AKRON—BPS Engineering L.L.C. is near completion on the development of a retracting flange drum to help automate part of the production process for building some aircraft and heavy industrial tires.
The Greenback, Tenn.-based firm has been working with an unnamed tire maker to develop the drum for use in making bias aircraft tires that are fitted mainly on corporate jets, said Mark Byerley, BPS vice president of research and development, along with technical sales.
The drums currently used in making these tires typically date back 50 years or more, Byerley said in discussing the project during the International Tire Exhibition & Conference for Tire Manufacturing, held Sept. 9-11 in Akron.
“It is old, literally antique technology,” he said. “The tire builder is taking the tire and parts of the drum off and laying it on a table. Then he has to put them back on the drum for the next build.”
These are among the most difficult tires to build as the tires can have from eight to 16 plies and in most cases have dual and triple beads. Unlike a passenger car tire, where a fully automatic drum comes down and the carcass comes right off, these aircraft tires are still made using manual processes.
But Byerley said this can change once BPS Engineering's patent-pending retracting flange drum is ready to be put to use. The tire building drum, he claimed, can narrow its width, and then collapse out of the tire automatically in about 25 seconds, compared to the several minutes it takes with the present manual designs. This new technology will eliminate five steps currently done manually.
“The drum is very simple, but its collapse ratios are in the 1.4 range, which is unheard of in this type of tooling,” the BPS executive said. “For people like me who sit around thinking about tire machine tooling, this is close to the Holy Grail. I tend to feel this is a tribute to all of those souls manually assembling these types of tires.”
Bridgestone Corp., Michelin and Goodyear make these types of aircraft tires, along with some other manufacturers. Though the market is small, Byerley said there are multiple suppliers because some of the tires are used on U.S. aircraft, so there needs to be at least two vendors.
He also termed these tires as a “have to” market, because new specification tires can't be fitted on the jets without going through a complete requalification with the Federal Aviation Authority.
BPS has been working with one of the Big Three tire makers on the project for about the past year, but he declined to name which one. “The opportunity presented itself, and on this occasion we thought we had a way to fix it,” Byerley said. “In the past we didn't know how to do it.
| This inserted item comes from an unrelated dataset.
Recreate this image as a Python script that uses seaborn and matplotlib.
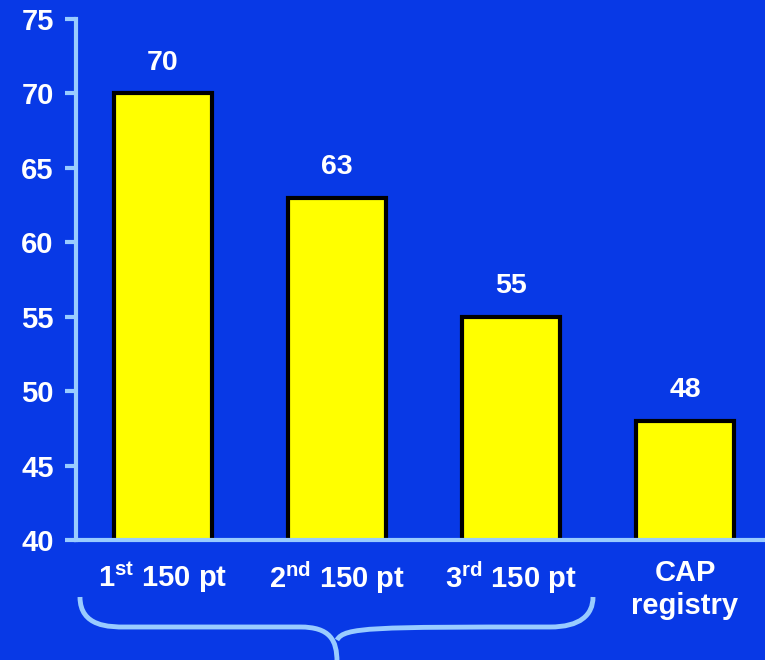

But by combining some features off of other drums and mechanisms, we learned a way to make this drum work.”
When the potential customer saw what has been accomplished thus far, he said officials were pleased. It still isn't ready for actual production yet, but should be by year's end. One thing left to be accomplished is placing a special coating on the outside of the drum to keep the tires from sticking.
In the end, Byerley said it won't be entirely ready for production until it's put in actual production to see if it works. “Even though it's run in trials, until you get the pressure of the build cycle on it, you really don't know if you have it fixed.”
Once the new drum is working on the bias aircraft tires, that can lead to other applications, including some heavy industrial tire lines used in such things as underground mining tires used in long wall coal mining. “With this type of movement, others can look at these designs and possibly apply them to other difficult tires,” he said.
BPS Engineering employs 19 and has seen healthy growth in the past several years, he said. All of the new tire plant and expansion projects have helped, as he said even some of the main tire machinery builders are using BPS tooling in some instances.